Without experienced troops and local support, the fighting in Afghanistan could continue for decades longer, Vickers said. Completely ousting al-Qaida and Taliban networks there will require the Afghans to eventually defend themselves, he said.
"Ultimately, [the counterinsurgency fight in Afghanistan] will be won and lost on the ground, and it will be won and lost by the Afghan people," Vickers, a former Army special forces soldier and CIA operations officer, said. "Ultimately, an insurgency is won at the local level."
Vickers noted al-Qaida's resilience and ability to overcome setbacks. The group has suffered significantly several times since 2001, but has been able to rebuild, he said.
Throughout the past year, countless al-Qaida leadership and operatives there have been killed or captured. However, al-Qaida still has capabilities and continues to fight aggressively, he said.
"[Al-Qaida] remains a very dangerous organization and threat," he said. "It would certainly be enormously premature to say that conflict with them is over."
Over the next few years, Vickers explained, the broad focus of the coalition counterinsurgency strategy in Afghanistan is to bring security to its populace. He stressed the importance to also have measurable, realistic near- and mid-term objectives in regards to governance and Afghan national security forces, too.
"The [goal] is not how many enemy fighters are killed, but really, is how much security you can bring to the country, then legitimacy to the government of that country in support of the population, and obviously prevent incursion by the insurgents," he said.
Vickers added, "In the immediate term, our objective, [within] one to two years, is really to reverse the momentum the insurgency has been gaining to shift the balance [and] to move it towards a direction of irreversible bounds."
This objective is being spearheaded by an increase of U.S. forces in southern Afghanistan, Vickers said. Before additional U.S. troops arrived there in the spring, the U.S. footprint was about 30,000 military members. Within the next two months, that number will increase to 68,000. Most of those forces will be operating in the Regional Command South area of operation "to play a significant role in reversing [the insurgent's] momentum," he added.
Vickers couldn't be specific on whether this would be a temporary "surge" similar to the Iraqi surge in 2007, but offered that part of the reason for the U.S. troop increase is because "the Afghan security forces are too small for the challenge they face."

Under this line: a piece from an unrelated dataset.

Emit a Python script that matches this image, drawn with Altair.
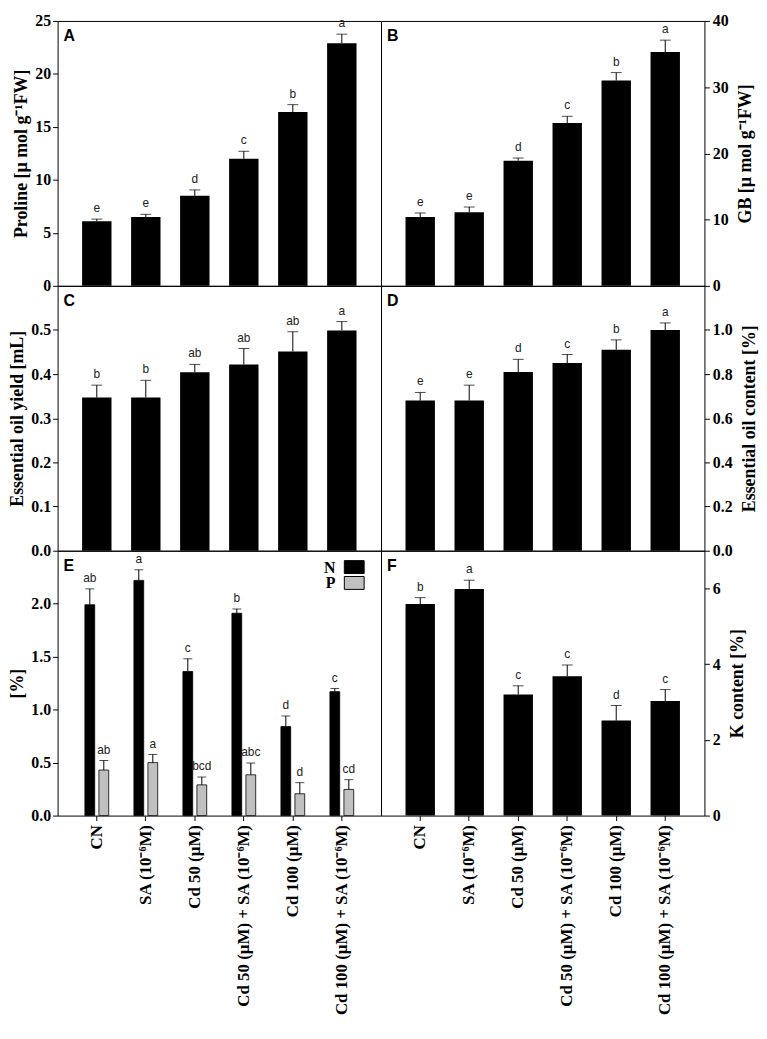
import altair as alt
import pandas as pd

treatments = ["CN", "SA (10⁻⁶M)", "Cd 50 (µM)", "Cd 50 (µM) + SA (10⁻⁶M)",
              "Cd 100 (µM)", "Cd 100 (µM) + SA (10⁻⁶M)"]
panel_labels = ["A", "B", "C", "D", "E", "F"]

proline_mean = [6.1, 6.5, 8.5, 12.0, 16.4, 22.9]
proline_err = [0.2, 0.25, 0.55, 0.7, 0.7, 0.85]
proline_letters = ["e", "e", "d", "c", "b", "a"]

gb_mean = [10.4, 11.1, 18.9, 24.6, 31.0, 35.3]
gb_err = [0.6, 0.8, 0.4, 1.0, 1.2, 1.8]
gb_letters = ["e", "e", "d", "c", "b", "a"]

oil_yield_mean = [0.347, 0.347, 0.404, 0.422, 0.451, 0.499]
oil_yield_err = [0.028, 0.039, 0.018, 0.036, 0.045, 0.02]
oil_yield_letters = ["b", "b", "ab", "ab", "ab", "a"]

oil_content_mean = [0.68, 0.68, 0.81, 0.85, 0.91, 1.0]
oil_content_err = [0.037, 0.07, 0.057, 0.039, 0.045, 0.032]
oil_content_letters = ["e", "e", "d", "c", "b", "a"]

nutrient_groups = ["N", "P"]
nutrient_colors = ["black", "#c0c0c0"]
n_mean = [1.99, 2.22, 1.36, 1.91, 0.84, 1.17]
n_err = [0.15, 0.10, 0.12, 0.04, 0.10, 0.03]
n_letters = ["ab", "a", "c", "b", "d", "c"]
p_mean = [0.43, 0.50, 0.29, 0.385, 0.206, 0.247]
p_err = [0.09, 0.077, 0.074, 0.111, 0.105, 0.092]
p_letters = ["ab", "a", "bcd", "abc", "d", "cd"]

k_mean = [5.59, 5.99, 3.20, 3.68, 2.51, 3.03]
k_err = [0.17, 0.23, 0.23, 0.30, 0.40, 0.30]
k_letters = ["b", "a", "c", "c", "d", "c"]

SERIF = "Liberation Serif"
SANS = "Liberation Sans"
W, H = 326, 267


def x_enc(show):
    if show:
        axis = alt.Axis(title=None, labelAngle=270, labelFont=SERIF, labelFontWeight="bold",
                        labelFontSize=17, labelColor="black", ticks=True, tickSize=5,
                        tickColor="black", domain=False, labelPadding=4, labelLimit=400)
    else:
        axis = None
    return alt.X("treatment:N", sort=treatments, axis=axis,
                 scale=alt.Scale(paddingInner=0.4, paddingOuter=0.5))


def y_axis(title, values, fmt, orient):
    if orient == "right":
        extra = {"titleBaseline": "top", "titlePadding": 8, "labelPadding": 3}
    else:
        extra = {"titlePadding": 4, "labelPadding": 2}
    return alt.Axis(title=title, values=values, format=fmt, orient=orient, titleAngle=270,
                    labelFont=SERIF, labelFontWeight="bold", labelFontSize=16, labelColor="black",
                    titleFont=SERIF, titleFontWeight="bold", titleFontSize=18, titleColor="black",
                    ticks=True, tickSize=5, tickColor="black", domain=False, grid=False, **extra)


def panel_label(idx):
    return alt.Chart(pd.DataFrame({"panel": [panel_labels[idx]]})).mark_text(
        font=SANS, fontWeight="bold", fontSize=16, align="left", baseline="top", color="black"
    ).encode(text="panel:N", x=alt.value(6), y=alt.value(7))


def panel(idx, means, errs, letters, title, ydom, yvals, fmt, orient, show_x):
    df = pd.DataFrame({"treatment": treatments, "mean": means, "err": errs, "letter": letters})
    df["top"] = df["mean"] + df["err"]
    ax = y_axis(title, yvals, fmt, orient)
    sc = alt.Scale(domain=ydom, nice=False)
    base = alt.Chart(df).encode(x=x_enc(show_x))
    bars = base.mark_bar(color="black").encode(y=alt.Y("mean:Q", scale=sc, axis=ax))
    rules = base.mark_rule(color="black", strokeWidth=1).encode(
        y=alt.Y("mean:Q", scale=sc, axis=ax), y2="top:Q")
    caps = base.mark_tick(color="black", size=11, thickness=1).encode(
        y=alt.Y("top:Q", scale=sc, axis=ax))
    text = base.mark_text(font=SANS, fontSize=12, color="#222", baseline="bottom", dy=-4).encode(
        y=alt.Y("top:Q", scale=sc, axis=ax), text="letter:N")
    return alt.layer(bars, rules, caps, text, panel_label(idx)).properties(width=W, height=H)


def panel_np():
    rows = []
    for g, m, e, l in [("N", n_mean, n_err, n_letters), ("P", p_mean, p_err, p_letters)]:
        for t, mi, ei, li in zip(treatments, m, e, l):
            rows.append({"treatment": t, "group": g, "mean": mi, "err": ei, "letter": li, "top": mi + ei})
    df = pd.DataFrame(rows)
    ax = y_axis("[%]", [0, 0.5, 1.0, 1.5, 2.0], ".1f", "left")
    sc = alt.Scale(domain=[0, 2.5], nice=False)
    csc = alt.Scale(domain=nutrient_groups, range=nutrient_colors)
    xo = alt.XOffset("group:N", sort=nutrient_groups,
                     scale=alt.Scale(paddingInner=0.3, paddingOuter=0.2))
    base = alt.Chart(df).encode(x=x_enc(True), xOffset=xo)
    bars = base.mark_bar(stroke="black", strokeWidth=0.8).encode(
        y=alt.Y("mean:Q", scale=sc, axis=ax),
        color=alt.Color("group:N", scale=csc, legend=None))
    rules = base.mark_rule(color="black", strokeWidth=1).encode(
        y=alt.Y("mean:Q", scale=sc, axis=ax), y2="top:Q")
    caps = base.mark_tick(color="black", size=9, thickness=1).encode(
        y=alt.Y("top:Q", scale=sc, axis=ax))
    text = base.mark_text(font=SANS, fontSize=12, color="#222", baseline="bottom", dy=-4).encode(
        y=alt.Y("top:Q", scale=sc, axis=ax), text="letter:N")
    legend_layers = []
    for i, g in enumerate(nutrient_groups):
        ldf = pd.DataFrame({"group": [g]})
        sw = alt.Chart(ldf).mark_rect(stroke="black", strokeWidth=1).encode(
            x=alt.value(289), x2=alt.value(309), y=alt.value(10 + 16 * i), y2=alt.value(23 + 16 * i),
            color=alt.Color("group:N", scale=csc, legend=None))
        tx = alt.Chart(ldf).mark_text(font=SERIF, fontWeight="bold", fontSize=16, align="right",
                                      baseline="middle", color="black").encode(
            x=alt.value(280), y=alt.value(17 + 16 * i), text="group:N")
        legend_layers += [sw, tx]
    return alt.layer(bars, rules, caps, text, panel_label(4), *legend_layers).properties(width=W, height=H)


A = panel(0, proline_mean, proline_err, proline_letters, "Proline [µ mol g⁻¹FW]",
          [0, 25], [0, 5, 10, 15, 20, 25], "d", "left", False)
B = panel(1, gb_mean, gb_err, gb_letters, "GB [µ mol g⁻¹FW]",
          [0, 40], [0, 10, 20, 30, 40], "d", "right", False)
C = panel(2, oil_yield_mean, oil_yield_err, oil_yield_letters, "Essential oil yield [mL]",
          [0, 0.6], [0, 0.1, 0.2, 0.3, 0.4, 0.5], ".1f", "left", False)
D = panel(3, oil_content_mean, oil_content_err, oil_content_letters, "Essential oil content [%]",
          [0, 1.2], [0, 0.2, 0.4, 0.6, 0.8, 1.0], ".1f", "right", False)
E = panel_np()
F = panel(5, k_mean, k_err, k_letters, "K content [%]",
          [0, 7], [0, 2, 4, 6], "d", "right", True)

chart = alt.concat(A, B, C, D, E, F, columns=2, spacing=0, bounds="flush").properties(
    padding=0, background="white"
).configure_view(stroke="black", strokeWidth=1)

chart.save("out.html", embed_options={"renderer": "svg", "actions": False})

"[Afghan forces] are very capable in some areas," he continued, "but it will take some time to build up the Afghan National Security Forces."
Transitioning security to the Afghans is one of the core objectives of President Barack Obama's Afghanistan-Pakistan strategy in hopes of lightening the U.S. footprint, he said.
"Our goal is to partner with Afghans in everything that we do, and to progressively transition more and more leads in the operations to the Afghans," he said.